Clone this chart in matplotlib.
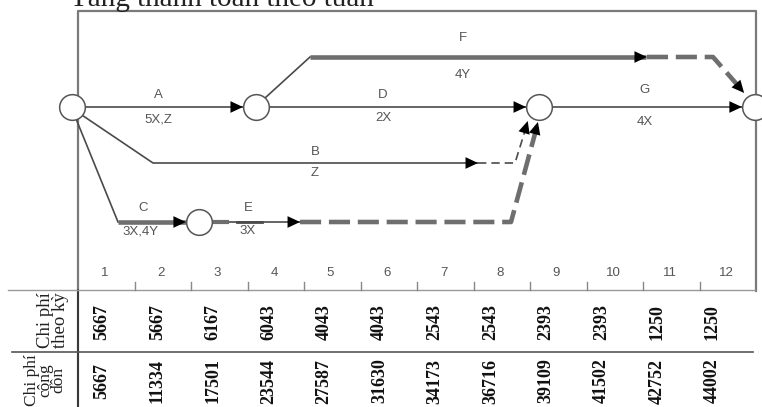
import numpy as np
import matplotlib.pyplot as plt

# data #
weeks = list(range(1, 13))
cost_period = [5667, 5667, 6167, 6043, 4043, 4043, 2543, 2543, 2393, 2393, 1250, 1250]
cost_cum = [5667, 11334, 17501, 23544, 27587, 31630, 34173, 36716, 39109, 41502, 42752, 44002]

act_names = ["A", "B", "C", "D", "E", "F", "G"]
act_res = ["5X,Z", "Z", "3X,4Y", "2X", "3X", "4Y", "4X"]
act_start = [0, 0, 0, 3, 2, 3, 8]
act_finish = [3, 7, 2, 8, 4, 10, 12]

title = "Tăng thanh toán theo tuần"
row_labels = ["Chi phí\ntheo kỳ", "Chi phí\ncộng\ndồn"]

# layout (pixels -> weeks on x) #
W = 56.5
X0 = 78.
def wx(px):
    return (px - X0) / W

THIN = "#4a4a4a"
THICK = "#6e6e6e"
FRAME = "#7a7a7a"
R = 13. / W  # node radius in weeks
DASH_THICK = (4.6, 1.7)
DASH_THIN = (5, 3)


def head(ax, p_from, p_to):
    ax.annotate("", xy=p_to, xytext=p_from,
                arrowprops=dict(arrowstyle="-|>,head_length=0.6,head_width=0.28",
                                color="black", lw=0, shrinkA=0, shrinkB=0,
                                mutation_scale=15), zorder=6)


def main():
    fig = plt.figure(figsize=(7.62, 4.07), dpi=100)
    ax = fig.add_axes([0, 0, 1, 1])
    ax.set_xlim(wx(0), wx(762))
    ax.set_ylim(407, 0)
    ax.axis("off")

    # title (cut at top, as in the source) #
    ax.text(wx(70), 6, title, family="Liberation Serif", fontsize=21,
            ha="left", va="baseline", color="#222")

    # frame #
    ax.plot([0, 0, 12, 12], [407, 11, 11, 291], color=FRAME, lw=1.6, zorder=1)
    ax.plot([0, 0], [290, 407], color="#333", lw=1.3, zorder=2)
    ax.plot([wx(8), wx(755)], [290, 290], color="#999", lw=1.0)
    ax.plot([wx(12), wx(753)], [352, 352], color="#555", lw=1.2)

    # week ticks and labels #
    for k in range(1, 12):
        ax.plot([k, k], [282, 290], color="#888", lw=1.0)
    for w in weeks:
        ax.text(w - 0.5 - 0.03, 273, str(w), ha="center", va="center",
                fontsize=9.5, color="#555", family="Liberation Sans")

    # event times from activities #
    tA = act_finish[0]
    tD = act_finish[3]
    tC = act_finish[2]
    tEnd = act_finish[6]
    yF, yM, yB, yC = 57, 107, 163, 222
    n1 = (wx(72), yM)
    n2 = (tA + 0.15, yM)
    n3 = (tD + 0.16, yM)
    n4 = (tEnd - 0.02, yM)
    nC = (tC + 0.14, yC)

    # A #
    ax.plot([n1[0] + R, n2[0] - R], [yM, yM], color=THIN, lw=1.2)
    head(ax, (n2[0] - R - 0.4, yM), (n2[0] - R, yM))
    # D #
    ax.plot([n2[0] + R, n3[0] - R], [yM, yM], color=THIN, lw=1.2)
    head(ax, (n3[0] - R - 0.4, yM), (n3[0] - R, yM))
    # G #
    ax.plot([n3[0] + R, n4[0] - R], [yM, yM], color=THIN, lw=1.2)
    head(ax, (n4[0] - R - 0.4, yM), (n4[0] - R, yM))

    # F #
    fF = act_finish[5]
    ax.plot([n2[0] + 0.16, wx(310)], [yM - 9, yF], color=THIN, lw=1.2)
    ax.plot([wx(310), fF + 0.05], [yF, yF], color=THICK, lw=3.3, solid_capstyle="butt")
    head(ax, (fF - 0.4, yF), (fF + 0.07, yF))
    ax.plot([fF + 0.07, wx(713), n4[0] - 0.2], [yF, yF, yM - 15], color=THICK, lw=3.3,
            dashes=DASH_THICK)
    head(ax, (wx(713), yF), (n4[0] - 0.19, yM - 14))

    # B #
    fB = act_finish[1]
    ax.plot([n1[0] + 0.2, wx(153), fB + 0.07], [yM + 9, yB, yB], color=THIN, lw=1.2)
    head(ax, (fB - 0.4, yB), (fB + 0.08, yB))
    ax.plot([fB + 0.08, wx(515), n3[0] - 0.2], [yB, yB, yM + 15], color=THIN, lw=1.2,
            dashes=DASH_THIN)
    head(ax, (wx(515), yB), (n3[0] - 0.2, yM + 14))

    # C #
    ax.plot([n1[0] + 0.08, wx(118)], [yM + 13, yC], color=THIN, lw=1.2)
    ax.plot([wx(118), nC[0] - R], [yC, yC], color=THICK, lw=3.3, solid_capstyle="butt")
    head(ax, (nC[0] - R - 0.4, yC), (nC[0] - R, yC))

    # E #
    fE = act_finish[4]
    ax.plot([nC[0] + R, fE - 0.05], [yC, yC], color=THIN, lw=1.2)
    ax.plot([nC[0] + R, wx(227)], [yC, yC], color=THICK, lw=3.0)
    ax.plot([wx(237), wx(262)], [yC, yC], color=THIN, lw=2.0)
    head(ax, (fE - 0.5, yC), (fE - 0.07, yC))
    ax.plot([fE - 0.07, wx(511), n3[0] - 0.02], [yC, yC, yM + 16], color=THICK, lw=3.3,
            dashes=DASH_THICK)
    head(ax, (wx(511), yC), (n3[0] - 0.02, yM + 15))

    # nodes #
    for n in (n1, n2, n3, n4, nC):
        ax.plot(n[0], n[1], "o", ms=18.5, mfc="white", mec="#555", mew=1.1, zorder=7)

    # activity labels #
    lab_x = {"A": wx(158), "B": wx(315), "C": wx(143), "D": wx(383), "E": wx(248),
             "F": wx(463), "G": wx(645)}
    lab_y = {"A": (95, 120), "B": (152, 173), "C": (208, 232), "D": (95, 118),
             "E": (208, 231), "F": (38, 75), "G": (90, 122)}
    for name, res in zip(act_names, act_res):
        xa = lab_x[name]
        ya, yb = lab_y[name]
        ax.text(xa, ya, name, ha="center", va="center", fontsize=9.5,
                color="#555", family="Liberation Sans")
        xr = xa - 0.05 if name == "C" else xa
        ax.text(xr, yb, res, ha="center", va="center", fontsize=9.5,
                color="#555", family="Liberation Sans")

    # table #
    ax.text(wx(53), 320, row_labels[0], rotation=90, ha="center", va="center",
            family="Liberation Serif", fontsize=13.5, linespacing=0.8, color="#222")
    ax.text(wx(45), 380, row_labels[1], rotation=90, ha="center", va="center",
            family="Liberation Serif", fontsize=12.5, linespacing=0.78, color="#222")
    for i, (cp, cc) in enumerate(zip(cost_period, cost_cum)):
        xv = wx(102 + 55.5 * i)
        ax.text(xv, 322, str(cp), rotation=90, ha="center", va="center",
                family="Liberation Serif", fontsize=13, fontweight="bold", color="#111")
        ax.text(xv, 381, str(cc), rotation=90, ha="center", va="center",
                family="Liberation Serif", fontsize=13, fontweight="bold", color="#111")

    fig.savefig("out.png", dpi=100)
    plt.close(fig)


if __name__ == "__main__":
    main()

########

### TASK DIRECTIONS
Leave out every line without the string "matplotlib" and copy the rest.

### OUTPUT
Clone this chart in matplotlib.
import matplotlib.pyplot as plt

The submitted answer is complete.